[DO THIS] Every line from the start of the records through the line with "import seaborn as sns" is to be written out exactly; pictures are not.

Figure scripts:

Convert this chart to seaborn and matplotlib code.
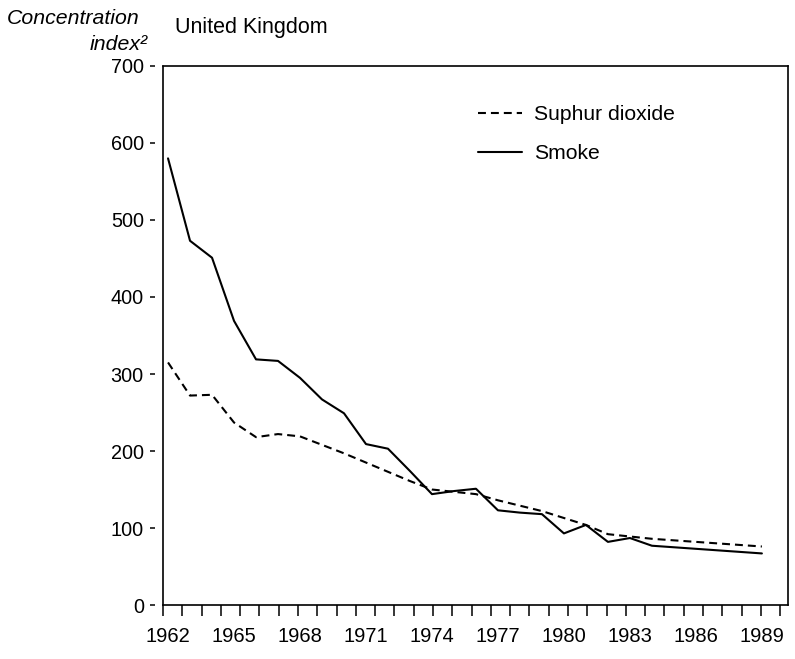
import numpy as np
import pandas as pd
import matplotlib
matplotlib.use("Agg")
import matplotlib.pyplot as plt
from matplotlib.ticker import FixedLocator
import seaborn as sns

years = list(range(1962, 1990))
smoke = [580, 473, 451, 369, 319, 317, 295, 267, 249, 209, 203, 174, 144, 148,
         151, 123, 120, 118, 93, 104, 82, 87, 77, 75, 73, 71, 69, 67]
so2 = [315, 272, 273, 237, 218, 222, 219, 208, 197, 185, 173, 161, 150, 147,
       144, 136, 129, 122, 113, 104, 92, 89, 86, 84, 82, 80, 78, 76]
series_names = ["Suphur dioxide", "Smoke"]
xtick_years = list(range(1962, 1990, 3))
yticks = list(range(0, 701, 100))

df = pd.DataFrame({
    "Year": years * 2,
    "Value": so2 + smoke,
    "Series": [series_names[0]] * len(years) + [series_names[1]] * len(years),
})

sns.set_style("white")
plt.rcParams["font.family"] = ["Liberation Sans", "DejaVu Sans"]
plt.rcParams["text.color"] = "black"
plt.rcParams["axes.labelcolor"] = "black"

fig = plt.figure(figsize=(7.95, 6.59), dpi=100)
ax = fig.add_axes([0.205, 0.0819, 0.786, 0.818])

sns.lineplot(data=df, x="Year", y="Value", style="Series",
             style_order=series_names,
             dashes={series_names[0]: (3.8, 2.4), series_names[1]: ""},
             color="black", linewidth=1.5, ax=ax)

XLIM = (1961.77, 1990.18)
ax.set_xlim(*XLIM)
ax.set_ylim(0, 700)

ax.set_xticks(xtick_years)
ax.set_xticklabels([str(y) for y in xtick_years])
ax.xaxis.set_minor_locator(FixedLocator(np.arange(XLIM[0], XLIM[1] - 0.2, 0.877)))
ax.set_yticks(yticks)
ax.set_yticklabels([str(v) for v in yticks])

ax.tick_params(axis="x", which="major", length=0, pad=16, labelsize=14.5, colors="black")
ax.tick_params(axis="x", which="minor", bottom=True, length=8, width=1.1, direction="out", color="black")
ax.tick_params(axis="y", which="major", left=True, length=3.8, width=1.1, pad=4, labelsize=14.3, colors="black")

for s in ["top", "right", "bottom"]:
    ax.spines[s].set_visible(True)
    ax.spines[s].set_color("black")
    ax.spines[s].set_linewidth(1.2)
ax.spines["left"].set_position(("outward", 6))
ax.spines["left"].set_visible(False)
ax.axvline(XLIM[0], color="black", linewidth=1.2, clip_on=False)

ax.set_xlabel("")
ax.set_ylabel("")

handles, labels = ax.get_legend_handles_labels()
leg = ax.legend(handles, labels, loc="upper left", bbox_to_anchor=(0.504, 0.927),
                frameon=False, fontsize=15.2, handlelength=2.1, handletextpad=0.55,
                labelspacing=0.95, borderpad=0, borderaxespad=0)
for line in leg.get_lines():
    line.set_linewidth(1.5)
for t in leg.get_texts():
    t.set_color("black")

fig.text(140 / 795, 1 - 18 / 659, "Concentration", ha="right", va="center",
         fontsize=15.3, style="italic", color="black")
fig.text(148 / 795, 1 - 45 / 659, "index²", ha="right", va="center",
         fontsize=15.3, style="italic", color="black")
fig.text(175 / 795, 1 - 27 / 659, "United Kingdom", ha="left", va="center",
         fontsize=15.5, color="black")

fig.savefig("out.png", dpi=100)
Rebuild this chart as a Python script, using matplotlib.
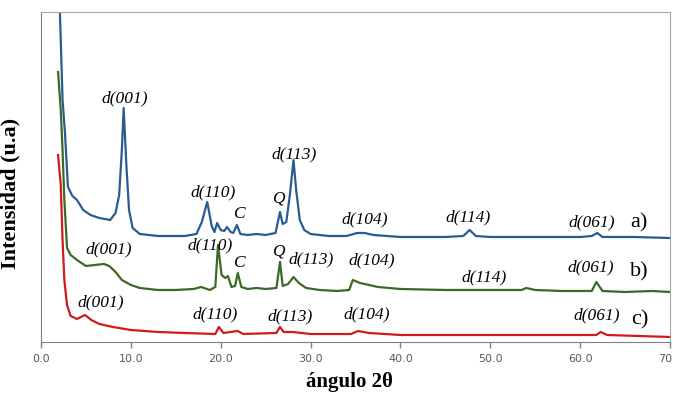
import numpy as np
import matplotlib.pyplot as plt

# curva a)
xa = [2.05, 2.2, 2.4, 2.67, 3.0, 3.5, 4.0, 4.7, 5.5, 6.5, 7.7, 8.3, 8.7, 9.0, 9.2, 9.5, 9.8, 10.2,
      11.0, 13.0, 16.0, 17.3, 17.9, 18.5, 19.0, 19.3, 19.6, 20.0, 20.4, 20.7, 21.1, 21.4, 21.8, 22.2,
      23.0, 24.0, 25.0, 26.1, 26.6, 26.9, 27.3, 27.7, 28.1, 28.4, 28.8, 29.3, 30.0, 32.0, 34.0, 35.2,
      36.0, 37.0, 40.0, 45.0, 47.0, 47.7, 48.4, 50.0, 55.0, 60.0, 61.3, 61.9, 62.5, 66.0, 70.0]
ya = [345, 302, 242, 209, 155, 146, 142, 132, 127, 124, 122, 129, 147, 192, 234, 177, 132, 114,
      108, 106, 106, 108, 120, 140, 116, 110, 119, 112, 111, 115, 110, 109, 117, 108,
      107, 108, 107, 109, 130, 118, 120, 147, 182, 152, 122, 112, 108, 106, 106, 109,
      109, 107, 105, 105, 106, 112, 106, 105, 105, 105, 106, 109, 105, 105, 104]

# curva b)
xb = [1.9, 2.2, 2.4, 2.6, 2.9, 3.3, 4.0, 5.0, 6.0, 7.0, 7.6, 8.3, 9.0, 10.0, 11.0, 13.0, 15.0,
      17.0, 17.8, 18.8, 19.4, 19.7, 20.1, 20.5, 20.8, 21.2, 21.6, 21.9, 22.3, 23.0, 24.0, 25.0,
      26.2, 26.6, 26.9, 27.5, 28.1, 28.7, 29.5, 31.0, 33.0, 34.3, 34.7, 35.5, 36.5, 37.5, 40.0,
      45.0, 50.0, 53.5, 54.0, 55.0, 58.0, 61.3, 61.8, 62.5, 65.0, 68.0, 70.0]
yb = [270, 232, 192, 142, 94, 87, 82, 76, 77, 78, 76, 70, 62, 57, 54, 52, 52,
      53, 55, 52, 55, 97, 67, 64, 66, 55, 56, 69, 55, 53, 54, 53,
      54, 80, 56, 58, 65, 59, 54, 52, 51, 52, 62, 59, 57, 55, 53,
      52, 52, 52, 54, 52, 51, 51, 60, 51, 50, 51, 50]

# curva c)
xc = [1.9, 2.2, 2.4, 2.6, 2.9, 3.3, 4.0, 4.9, 5.6, 6.5, 8.0, 10.0, 13.0, 16.0, 19.4, 19.8, 20.3,
      21.9, 22.5, 26.2, 26.6, 27.0, 28.0, 30.0, 34.5, 35.3, 36.5, 40.0, 50.0, 61.8, 62.3, 63.0, 70.0]
yc = [187, 157, 102, 62, 37, 26, 23, 27, 22, 18, 15, 12, 10, 9, 8, 15, 9,
      11, 8, 9, 15, 10, 10, 8, 8, 11, 9, 7, 7, 7, 10, 7, 5]

# etiquetas de picos: (texto, x, y)
labels_a = [('d(001)', 9.3, 244), ('d(110)', 19.1, 150), ('C', 22.0, 128), ('Q', 26.4, 143),
            ('d(113)', 28.2, 188), ('d(104)', 36.0, 123), ('d(114)', 47.5, 125), ('d(061)', 61.3, 120)]
labels_b = [('d(001)', 7.5, 93), ('d(110)', 18.8, 97), ('C', 22.0, 79), ('Q', 26.4, 90),
            ('d(113)', 30.1, 83), ('d(104)', 36.8, 82), ('d(114)', 49.3, 65), ('d(061)', 61.2, 75)]
labels_c = [('d(001)', 6.6, 40), ('d(110)', 19.4, 28), ('d(113)', 27.7, 26),
            ('d(104)', 36.3, 28), ('d(061)', 61.8, 27)]
series_names = [('a)', 119), ('b)', 70), ('c)', 22)]

blue = '#2b5b93'
green = '#3b6a28'
red = '#d11a1a'

fig = plt.figure(figsize=(6.73, 3.96), dpi=100)
ax = fig.add_axes([0.0609, 0.1364, 0.9346, 0.8333])

ax.plot(xa, ya, color=blue, lw=1.6)
ax.plot(xb, yb, color=green, lw=1.6)
ax.plot(xc, yc, color=red, lw=1.6)

for txt, x, y in labels_a + labels_b + labels_c:
    ax.text(x, y, txt, ha='center', va='center', fontsize=12.5, style='italic',
            family='Liberation Serif')
for txt, y in series_names:
    ax.text(66.6, y, txt, ha='center', va='center', fontsize=16, family='Liberation Serif')

ax.set_xlim(0, 70)
ax.set_ylim(0, 330)
ax.set_xticks(np.arange(0, 71, 10))
ax.set_xticklabels(['%.1f' % v for v in np.arange(0, 71, 10)])
ax.set_yticks([])
ax.tick_params(axis='x', direction='out', length=4, width=1, color='#808080',
               labelsize=8, labelcolor='#595959', pad=5)
for s in ax.spines.values():
    s.set_color('#a6a6a6')
ax.spines['left'].set_color('#808080')
ax.spines['bottom'].set_color('#808080')

ax.set_xlabel('ángulo 2θ', fontsize=15, fontweight='bold', family='Liberation Serif')
ax.xaxis.set_label_coords(0.491, -0.09)
ax.set_ylabel('Intensidad (u.a)', fontsize=16, fontweight='bold', family='Liberation Serif')
ax.yaxis.set_label_coords(-0.033, 0.45)

fig.savefig('out.png', dpi=100)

[SOLUTION TO THIS EXERCISE]
Convert this chart to seaborn and matplotlib code.
import numpy as np
import pandas as pd
import matplotlib
matplotlib.use("Agg")
import matplotlib.pyplot as plt
from matplotlib.ticker import FixedLocator
import seaborn as sns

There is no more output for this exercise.